Person of Interest Ideas

 August 2020, I am on another rewatch of Person of Interest two episodes at a time, one time per day on the elliptical to try to keep lockdown from going to my gut now that I have canceled my Y membership for social distancing. Two things, one of them a list I am making of film hat tips, either whole-episode or one-scene. Whole-episode, that I have written down so far either from this watching or remembering having noted them in previous watchings are: Rear Window, Les Miserble, Usual Suspects, It's a Wonderful Life, Frequency (a nice hit tip because that was Caviezel), and Wings of Desire (the series finale with Root in the half trench coat as the machine watching human lives like the angels in the Wenders film). A smaller, and much more latent, allusion might be The Man Who Fell to Earth in the form of the cabbie in season 2 who is trying to bring his wife and son to American from Cuba and looks like he might not be able to. A season 2 momentary, one-scene hat-tip is the episode that introduce the tech billionaire Logan Pierce, whose car computer gets hacked and locked in third gear and unable to stop ... going fifty miles per hour ... the speed the bus has to stay above not to blow up in Speed (Keanu Reeves, Sandra Bullock, Dennis Hopper). 

So that brings me to thing number 2, which is a more structural thing for the whole series. They introduce Logan Pierce, who will become Harold 2.0 as the reclusive tech billionaire supporting team 2.0, the DC team shown in the final season, in the same episode that they reveal Harold 0.0 ... Nathan Inrgam in his car with the gun getting ready to go try to help the first ever number. I don't think they necessarily had concrete plans, but I wouldn't be surprised if it was a kind of contingency-plan element ... if you're gonna do an interesting episode with a tech billionaire who you're gonna wind up liking in the end, and you're also going to introduce Nathan Ingram having tried the venture first and been the one to build the back-door with SSNs, it's a good move to couple them ... just in case you ever decide to to a Harold 2.0, it's a nice literary thing to have had that character introduced at the same time as Harold 0.0. It puts me a little in the mind of thoughts that I have had about John LeCarre's Tinker Tailor Soldier Spy, that the kid Billy who Jim Prideaux says is a "watcher" is the kid version of George Smiley and Control is the old-man version (but Smiley is a much more tragic character than Harold, as LeCarre's work has, albeit a very true point, also a much more depressing one), and I have already had ideas of J. Nolan being a LeCarre fan in having one of the government higher ups in PoI be called Control. 

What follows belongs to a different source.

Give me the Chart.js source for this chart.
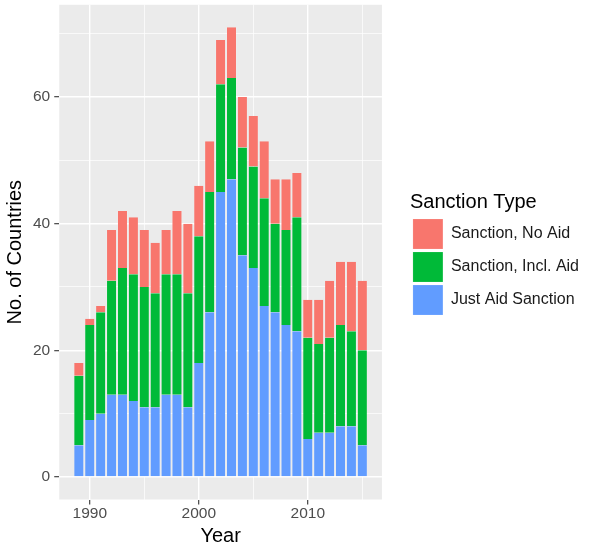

It also reminds me of something I have said in recent years about Tolkien ever since reading Shippey's Author of the Century and hearing that he really didn't have a solid narrative plan for LotR until he wrote the council of Elrond, and my line has been "he was just pulling stuff out of his ass, but he has an exceptionally good ass from which to pull such things." And by that I mean the same type of thing as here: not necessarily a clear plan (for the ring in LotR [what we all know now as the Hobbit is actually the second edition, in which the story of how Bilbo got the ring from Gollum changed to meet what he now realized he was going to want to do with it, because if it was what it comes to be in the LotR, it would naturally have such a grip on Gollum that he would never give it as a prize, or at all] or Harold 2.0 in PoI), but enough acumen in good narrative to pack it with the kind of stuff you have a hunch might be good to have in there to connect to later, and because Tolkien and J. Nolan are good and studied authors, the kind who have spent time soaking in a wide variety of good stories, they have an amazing intuition for what might be useful to make a good story tie out.

And Person of Interest had a real set of balls: there is a lot of pathos in that last scene with Ingram in the car: the desperation of a one-percenter frustrated feeling like he can't do any good to help somebody he knows is in need, in part precisely because he is a one-percenter ... he knows he's no John Reese with that gun, but he has to try, out of desperation to actually be giving a damn in some way.